▸ Exercise directions
Take the data that follows and retype it word for word.

▸ Data section
==*==

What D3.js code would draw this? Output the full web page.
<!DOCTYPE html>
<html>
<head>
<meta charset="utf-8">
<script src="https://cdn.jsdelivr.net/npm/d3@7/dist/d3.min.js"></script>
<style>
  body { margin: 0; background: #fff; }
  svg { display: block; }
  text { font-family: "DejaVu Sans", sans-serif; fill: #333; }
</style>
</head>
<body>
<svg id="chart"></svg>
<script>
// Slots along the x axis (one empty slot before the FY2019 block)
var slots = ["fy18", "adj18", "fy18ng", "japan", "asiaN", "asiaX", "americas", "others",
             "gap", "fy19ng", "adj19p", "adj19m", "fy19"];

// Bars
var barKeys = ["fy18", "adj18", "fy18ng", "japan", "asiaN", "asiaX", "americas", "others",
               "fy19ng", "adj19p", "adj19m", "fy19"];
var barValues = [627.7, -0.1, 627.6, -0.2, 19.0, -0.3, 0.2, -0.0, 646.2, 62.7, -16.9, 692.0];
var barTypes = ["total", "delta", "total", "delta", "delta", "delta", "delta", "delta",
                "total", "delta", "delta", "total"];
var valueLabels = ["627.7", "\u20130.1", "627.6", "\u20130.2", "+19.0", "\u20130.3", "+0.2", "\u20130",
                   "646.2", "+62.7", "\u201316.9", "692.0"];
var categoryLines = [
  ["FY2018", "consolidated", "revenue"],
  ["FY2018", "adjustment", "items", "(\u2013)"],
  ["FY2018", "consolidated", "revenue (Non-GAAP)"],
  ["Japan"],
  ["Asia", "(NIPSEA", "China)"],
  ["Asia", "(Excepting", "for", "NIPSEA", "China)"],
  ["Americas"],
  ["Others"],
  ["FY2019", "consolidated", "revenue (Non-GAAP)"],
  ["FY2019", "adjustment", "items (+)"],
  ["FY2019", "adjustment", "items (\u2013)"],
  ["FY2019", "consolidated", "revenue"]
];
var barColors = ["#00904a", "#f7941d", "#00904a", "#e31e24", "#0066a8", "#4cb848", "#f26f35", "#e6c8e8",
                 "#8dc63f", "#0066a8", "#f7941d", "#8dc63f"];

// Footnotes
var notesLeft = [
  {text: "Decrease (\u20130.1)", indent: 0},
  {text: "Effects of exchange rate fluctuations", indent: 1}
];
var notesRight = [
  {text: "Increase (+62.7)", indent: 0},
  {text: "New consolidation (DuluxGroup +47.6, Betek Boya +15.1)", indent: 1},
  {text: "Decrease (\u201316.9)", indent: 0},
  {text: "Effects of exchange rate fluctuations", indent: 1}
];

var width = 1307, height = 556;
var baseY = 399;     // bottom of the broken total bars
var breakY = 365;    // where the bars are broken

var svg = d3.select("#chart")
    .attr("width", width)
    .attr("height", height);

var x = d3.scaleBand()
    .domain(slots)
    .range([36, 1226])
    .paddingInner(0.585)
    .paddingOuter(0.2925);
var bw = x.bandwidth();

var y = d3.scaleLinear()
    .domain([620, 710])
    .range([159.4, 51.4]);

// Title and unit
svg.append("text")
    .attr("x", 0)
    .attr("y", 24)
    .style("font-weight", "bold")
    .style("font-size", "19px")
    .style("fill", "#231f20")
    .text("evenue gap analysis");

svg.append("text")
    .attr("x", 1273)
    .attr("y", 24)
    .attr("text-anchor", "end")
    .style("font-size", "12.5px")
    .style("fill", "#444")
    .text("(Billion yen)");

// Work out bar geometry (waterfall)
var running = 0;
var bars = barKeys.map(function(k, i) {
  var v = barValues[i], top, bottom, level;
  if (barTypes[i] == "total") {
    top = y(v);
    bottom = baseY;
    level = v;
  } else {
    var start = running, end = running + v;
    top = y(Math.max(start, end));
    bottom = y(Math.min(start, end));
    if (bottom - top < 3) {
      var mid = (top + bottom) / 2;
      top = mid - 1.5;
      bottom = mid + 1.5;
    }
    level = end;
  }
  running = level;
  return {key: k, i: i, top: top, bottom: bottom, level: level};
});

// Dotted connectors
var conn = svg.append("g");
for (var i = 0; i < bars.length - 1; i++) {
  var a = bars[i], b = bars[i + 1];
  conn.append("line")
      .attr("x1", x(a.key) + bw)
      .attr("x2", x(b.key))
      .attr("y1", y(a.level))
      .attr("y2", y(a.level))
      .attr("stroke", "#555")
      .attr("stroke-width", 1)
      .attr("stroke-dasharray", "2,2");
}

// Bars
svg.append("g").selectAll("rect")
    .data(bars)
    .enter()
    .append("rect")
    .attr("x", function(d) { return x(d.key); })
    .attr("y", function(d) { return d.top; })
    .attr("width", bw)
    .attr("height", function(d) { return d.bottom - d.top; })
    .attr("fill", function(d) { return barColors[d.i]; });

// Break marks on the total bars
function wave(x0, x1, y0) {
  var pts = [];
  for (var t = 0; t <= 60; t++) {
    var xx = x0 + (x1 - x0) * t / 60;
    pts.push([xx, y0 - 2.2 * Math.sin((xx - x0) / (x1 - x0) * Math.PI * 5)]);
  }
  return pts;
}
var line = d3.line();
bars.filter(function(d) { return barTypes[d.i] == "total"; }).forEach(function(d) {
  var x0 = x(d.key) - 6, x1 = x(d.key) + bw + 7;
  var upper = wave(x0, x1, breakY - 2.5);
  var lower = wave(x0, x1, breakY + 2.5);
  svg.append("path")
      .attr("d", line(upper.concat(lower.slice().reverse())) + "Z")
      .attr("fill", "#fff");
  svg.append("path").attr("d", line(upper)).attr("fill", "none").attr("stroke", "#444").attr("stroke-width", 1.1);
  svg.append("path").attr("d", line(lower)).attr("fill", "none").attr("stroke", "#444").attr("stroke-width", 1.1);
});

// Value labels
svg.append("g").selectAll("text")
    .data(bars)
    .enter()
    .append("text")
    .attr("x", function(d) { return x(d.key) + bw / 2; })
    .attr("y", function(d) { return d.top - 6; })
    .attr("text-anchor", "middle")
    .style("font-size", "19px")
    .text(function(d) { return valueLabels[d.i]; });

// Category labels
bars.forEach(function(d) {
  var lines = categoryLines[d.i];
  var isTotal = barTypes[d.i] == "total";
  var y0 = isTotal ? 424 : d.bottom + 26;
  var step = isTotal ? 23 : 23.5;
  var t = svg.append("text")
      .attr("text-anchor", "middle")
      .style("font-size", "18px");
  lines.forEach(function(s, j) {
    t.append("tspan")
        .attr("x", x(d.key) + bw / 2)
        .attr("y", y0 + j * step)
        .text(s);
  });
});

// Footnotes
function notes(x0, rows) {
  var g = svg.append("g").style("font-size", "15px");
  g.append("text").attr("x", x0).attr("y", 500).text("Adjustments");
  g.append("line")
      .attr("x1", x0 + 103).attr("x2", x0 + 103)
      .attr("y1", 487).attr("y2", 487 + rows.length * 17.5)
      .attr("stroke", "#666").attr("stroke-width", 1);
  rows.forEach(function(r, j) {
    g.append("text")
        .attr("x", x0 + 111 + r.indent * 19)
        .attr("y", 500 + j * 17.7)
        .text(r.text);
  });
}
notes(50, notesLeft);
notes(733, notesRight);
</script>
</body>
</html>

==*==

▸ Correct output
What D3.js code would draw this? Output the full web page.
<!DOCTYPE html>
<html>
<head>
<meta charset="utf-8">
<script src="https://cdn.jsdelivr.net/npm/d3@7/dist/d3.min.js"></script>
<style>
  body { margin: 0; background: #fff; }
  svg { display: block; }
  text { font-family: "DejaVu Sans", sans-serif; fill: #333; }
</style>
</head>
<body>
<svg id="chart"></svg>
<script>
// Slots along the x axis (one empty slot before the FY2019 block)
var slots = ["fy18", "adj18", "fy18ng", "japan", "asiaN", "asiaX", "americas", "others",
             "gap", "fy19ng", "adj19p", "adj19m", "fy19"];

// Bars
var barKeys = ["fy18", "adj18", "fy18ng", "japan", "asiaN", "asiaX", "americas", "others",
               "fy19ng", "adj19p", "adj19m", "fy19"];
var barValues = [627.7, -0.1, 627.6, -0.2, 19.0, -0.3, 0.2, -0.0, 646.2, 62.7, -16.9, 692.0];
var barTypes = ["total", "delta", "total", "delta", "delta", "delta", "delta", "delta",
                "total", "delta", "delta", "total"];
var valueLabels = ["627.7", "\u20130.1", "627.6", "\u20130.2", "+19.0", "\u20130.3", "+0.2", "\u20130",
                   "646.2", "+62.7", "\u201316.9", "692.0"];
var categoryLines = [
  ["FY2018", "consolidated", "revenue"],
  ["FY2018", "adjustment", "items", "(\u2013)"],
  ["FY2018", "consolidated", "revenue (Non-GAAP)"],
  ["Japan"],
  ["Asia", "(NIPSEA", "China)"],
  ["Asia", "(Excepting", "for", "NIPSEA", "China)"],
  ["Americas"],
  ["Others"],
  ["FY2019", "consolidated", "revenue (Non-GAAP)"],
  ["FY2019", "adjustment", "items (+)"],
  ["FY2019", "adjustment", "items (\u2013)"],
  ["FY2019", "consolidated", "revenue"]
];
var barColors = ["#00904a", "#f7941d", "#00904a", "#e31e24", "#0066a8", "#4cb848", "#f26f35", "#e6c8e8",
                 "#8dc63f", "#0066a8", "#f7941d", "#8dc63f"];

// Footnotes
var notesLeft = [
  {text: "Decrease (\u20130.1)", indent: 0},
  {text: "Effects of exchange rate fluctuations", indent: 1}
];
var notesRight = [
  {text: "Increase (+62.7)", indent: 0},
  {text: "New consolidation (DuluxGroup +47.6, Betek Boya +15.1)", indent: 1},
  {text: "Decrease (\u201316.9)", indent: 0},
  {text: "Effects of exchange rate fluctuations", indent: 1}
];

var width = 1307, height = 556;
var baseY = 399;     // bottom of the broken total bars
var breakY = 365;    // where the bars are broken

var svg = d3.select("#chart")
    .attr("width", width)
    .attr("height", height);

var x = d3.scaleBand()
    .domain(slots)
    .range([36, 1226])
    .paddingInner(0.585)
    .paddingOuter(0.2925);
var bw = x.bandwidth();

var y = d3.scaleLinear()
    .domain([620, 710])
    .range([159.4, 51.4]);

// Title and unit
svg.append("text")
    .attr("x", 0)
    .attr("y", 24)
    .style("font-weight", "bold")
    .style("font-size", "19px")
    .style("fill", "#231f20")
    .text("evenue gap analysis");

svg.append("text")
    .attr("x", 1273)
    .attr("y", 24)
    .attr("text-anchor", "end")
    .style("font-size", "12.5px")
    .style("fill", "#444")
    .text("(Billion yen)");

// Work out bar geometry (waterfall)
var running = 0;
var bars = barKeys.map(function(k, i) {
  var v = barValues[i], top, bottom, level;
  if (barTypes[i] == "total") {
    top = y(v);
    bottom = baseY;
    level = v;
  } else {
    var start = running, end = running + v;
    top = y(Math.max(start, end));
    bottom = y(Math.min(start, end));
    if (bottom - top < 3) {
      var mid = (top + bottom) / 2;
      top = mid - 1.5;
      bottom = mid + 1.5;
    }
    level = end;
  }
  running = level;
  return {key: k, i: i, top: top, bottom: bottom, level: level};
});

// Dotted connectors
var conn = svg.append("g");
for (var i = 0; i < bars.length - 1; i++) {
  var a = bars[i], b = bars[i + 1];
  conn.append("line")
      .attr("x1", x(a.key) + bw)
      .attr("x2", x(b.key))
      .attr("y1", y(a.level))
      .attr("y2", y(a.level))
      .attr("stroke", "#555")
      .attr("stroke-width", 1)
      .attr("stroke-dasharray", "2,2");
}

// Bars
svg.append("g").selectAll("rect")
    .data(bars)
    .enter()
    .append("rect")
    .attr("x", function(d) { return x(d.key); })
    .attr("y", function(d) { return d.top; })
    .attr("width", bw)
    .attr("height", function(d) { return d.bottom - d.top; })
    .attr("fill", function(d) { return barColors[d.i]; });

// Break marks on the total bars
function wave(x0, x1, y0) {
  var pts = [];
  for (var t = 0; t <= 60; t++) {
    var xx = x0 + (x1 - x0) * t / 60;
    pts.push([xx, y0 - 2.2 * Math.sin((xx - x0) / (x1 - x0) * Math.PI * 5)]);
  }
  return pts;
}
var line = d3.line();
bars.filter(function(d) { return barTypes[d.i] == "total"; }).forEach(function(d) {
  var x0 = x(d.key) - 6, x1 = x(d.key) + bw + 7;
  var upper = wave(x0, x1, breakY - 2.5);
  var lower = wave(x0, x1, breakY + 2.5);
  svg.append("path")
      .attr("d", line(upper.concat(lower.slice().reverse())) + "Z")
      .attr("fill", "#fff");
  svg.append("path").attr("d", line(upper)).attr("fill", "none").attr("stroke", "#444").attr("stroke-width", 1.1);
  svg.append("path").attr("d", line(lower)).attr("fill", "none").attr("stroke", "#444").attr("stroke-width", 1.1);
});

// Value labels
svg.append("g").selectAll("text")
    .data(bars)
    .enter()
    .append("text")
    .attr("x", function(d) { return x(d.key) + bw / 2; })
    .attr("y", function(d) { return d.top - 6; })
    .attr("text-anchor", "middle")
    .style("font-size", "19px")
    .text(function(d) { return valueLabels[d.i]; });

// Category labels
bars.forEach(function(d) {
  var lines = categoryLines[d.i];
  var isTotal = barTypes[d.i] == "total";
  var y0 = isTotal ? 424 : d.bottom + 26;
  var step = isTotal ? 23 : 23.5;
  var t = svg.append("text")
      .attr("text-anchor", "middle")
      .style("font-size", "18px");
  lines.forEach(function(s, j) {
    t.append("tspan")
        .attr("x", x(d.key) + bw / 2)
        .attr("y", y0 + j * step)
        .text(s);
  });
});

// Footnotes
function notes(x0, rows) {
  var g = svg.append("g").style("font-size", "15px");
  g.append("text").attr("x", x0).attr("y", 500).text("Adjustments");
  g.append("line")
      .attr("x1", x0 + 103).attr("x2", x0 + 103)
      .attr("y1", 487).attr("y2", 487 + rows.length * 17.5)
      .attr("stroke", "#666").attr("stroke-width", 1);
  rows.forEach(function(r, j) {
    g.append("text")
        .attr("x", x0 + 111 + r.indent * 19)
        .attr("y", 500 + j * 17.7)
        .text(r.text);
  });
}
notes(50, notesLeft);
notes(733, notesRight);
</script>
</body>
</html>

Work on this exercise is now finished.